[TriLUG] Was: Awk question Now: Awk, Perl, SQL

Wed Aug 8 11:34:32 EDT 2007

On 8/8/07, Mark Freeze <mfreeze at gmail.com> wrote:
> Hi Jeremy,
> Thanks for the SQL code.  We are going to give it a go this afternoon
> to see how it improves performance.
>
> Deleteing duplicates within the database is a seperate step that we
> take before we summarize the packeted data. We delete the duplicate
> records and then summarize the remaining data.  The reason that we
> import the dups in the first place is because we also do some
> calculation with them before we delete them. (We are now doing these
> calculations in Perl before the SQL import.)
>
> Thanks to everyone for the ideas.  (Especially Robert who just seems
> interested in pointing out that we've written some bad code.

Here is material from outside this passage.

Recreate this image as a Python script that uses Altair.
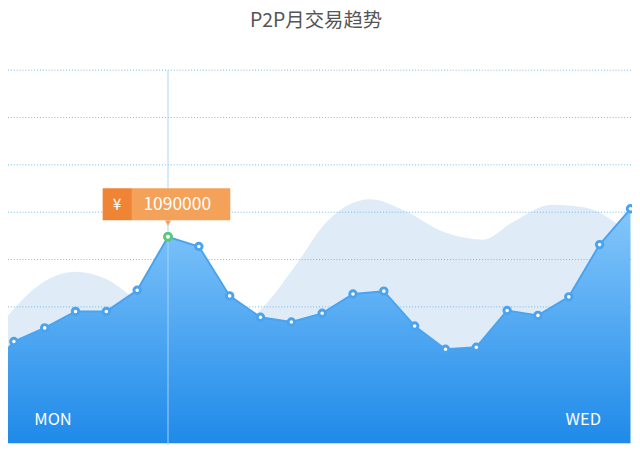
import altair as alt
import pandas as pd

# foreground series (day index, value)
idx = [-0.5, 0, 1, 2, 3, 4, 5, 6, 7, 8, 9, 10, 11, 12, 13, 14, 15, 16, 17, 18, 19, 20]
vals = [440000, 537000, 609000, 696000, 696000, 808000, 1090000, 1039000, 778000, 665000, 640000,
        686000, 788000, 803000, 619000, 496000, 507000, 701000, 675000, 773000, 1049000, 1238000]
# background smooth series
bg_x = [-0.19, 0.89, 2.0, 2.96, 4.08, 5.35, 6.94, 8.06, 9.17, 10.13, 11.56, 12.68, 13.95, 15.22, 16.18, 17.45, 18.57, 20]
bg_v = [675000, 844000, 906000, 870000, 742000, 588000, 588000, 716000, 947000, 1167000, 1289000,
        1228000, 1115000, 1075000, 1167000, 1259000, 1243000, 1100000]
grid_vals = [720000, 970000, 1220000, 1470000, 1720000, 1970000]
hi_idx = 5
hi_val = 1090000
labels = ["MON", "WED"]
label_x = [1.27, 18.47]

X = alt.Scale(domain=[-0.19, 20.05], nice=False, zero=False)
Y = alt.Scale(domain=[-10000, 2262000], nice=False, zero=False)
noax = dict(axis=None)

fg = pd.DataFrame({"i": idx, "v": vals})
pts = fg[fg.i >= 0]
bg = pd.DataFrame({"i": bg_x, "v": bg_v})

bg_area = alt.Chart(bg).mark_area(color="#dfecf8", opacity=1, interpolate="monotone", clip=True).encode(
    x=alt.X("i:Q", scale=X, **noax), y=alt.Y("v:Q", scale=Y, **noax))

grid = alt.Chart(pd.DataFrame({"g": grid_vals})).mark_rule(
    color="#6fb8e8", strokeDash=[1, 2], strokeWidth=1).encode(
    y=alt.Y("g:Q", scale=Y, **noax), x=alt.value(0), x2=alt.value(644))

area = alt.Chart(fg).mark_area(
    clip=True, opacity=1,
    line={"color": "#4aa3ef", "strokeWidth": 2},
    color=alt.Gradient(gradient="linear", x1=0, x2=0, y1=0, y2=1,
                       stops=[alt.GradientStop(color="#84c7fb", offset=0),
                              alt.GradientStop(color="#1f8ae9", offset=1)])).encode(
    x=alt.X("i:Q", scale=X, **noax), y=alt.Y("v:Q", scale=Y, **noax))

rule = alt.Chart(pd.DataFrame({"i": [hi_idx], "a": [1970000], "b": [-10000]})).mark_rule(
    color="#a9d6f5", strokeWidth=1).encode(
    x=alt.X("i:Q", scale=X, **noax), y=alt.Y("a:Q", scale=Y, **noax), y2="b:Q")

points = alt.Chart(pts).mark_point(filled=True, fill="white", stroke="#4aa3ef",
                                   strokeWidth=3, size=45, opacity=1).encode(
    x=alt.X("i:Q", scale=X, **noax), y=alt.Y("v:Q", scale=Y, **noax))

hp = alt.Chart(pd.DataFrame({"i": [hi_idx], "v": [hi_val]})).mark_point(
    filled=True, fill="white", stroke="#5cc87a", strokeWidth=3, size=50, opacity=1).encode(
    x=alt.X("i:Q", scale=X, **noax), y=alt.Y("v:Q", scale=Y, **noax))

box = pd.DataFrame({"x": [2.88, 3.83], "x2": [3.83, 7.02], "c": ["#ee8434", "#f4a259"]})
tip = alt.Chart(box).mark_rect().encode(
    x=alt.X("x:Q", scale=X, **noax), x2="x2:Q",
    y=alt.value(179), y2=alt.value(212), color=alt.Color("c:N", scale=None, legend=None))
tri = alt.Chart(pd.DataFrame({"i": [hi_idx]})).mark_point(
    shape="triangle-down", filled=True, color="#f4a259", size=40, opacity=1).encode(
    x=alt.X("i:Q", scale=X, **noax), y=alt.value(215))
t1 = alt.Chart(pd.DataFrame({"i": [3.35], "t": ["¥"]})).mark_text(
    color="white", fontSize=16, font="Noto Sans CJK SC").encode(
    x=alt.X("i:Q", scale=X, **noax), y=alt.value(196), text="t:N")
t2 = alt.Chart(pd.DataFrame({"i": [5.3], "t": [str(hi_val)]})).mark_text(
    color="white", fontSize=18, font="Noto Sans CJK SC").encode(
    x=alt.X("i:Q", scale=X, **noax), y=alt.value(196), text="t:N")

lab = alt.Chart(pd.DataFrame({"i": label_x, "t": labels})).mark_text(
    color="white", fontSize=17, font="Noto Sans CJK SC").encode(
    x=alt.X("i:Q", scale=X, **noax), y=alt.value(418), text="t:N")

title = alt.Chart(pd.DataFrame({"t": ["P2P月交易趋势"]})).mark_text(
    color="#555555", fontSize=20, font="Noto Sans CJK SC", baseline="top").encode(
    x=alt.value(318), y=alt.value(-4), text="t:N")

chart = alt.layer(bg_area, grid, area, rule, points, hp, tip, tri, t1, t2, lab, title).properties(
    width=644, height=444, padding=0, autosize=alt.AutoSizeParams(type="none")
).configure_view(stroke=None)

chart.save("out.html", embed_options={"renderer": "svg", "actions": False})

Very
> helpful Robert, very helpful...)
>
> Also, I'd still be interested in seeing if anyone would like to throw
> us a bone with an awk script to test.
>
> Regards,
> Mark.
>
It's frequently faster to create a new table with appropriate
constraints than to process deletes on a table. (ymmv, I don't install
MySQL)

Consider benchmarking CREATE TABLE AS SELECT ... vs your delete
routines. You can always follow that with dropping and renaming tables
and rebuilding indexes, if it's faster.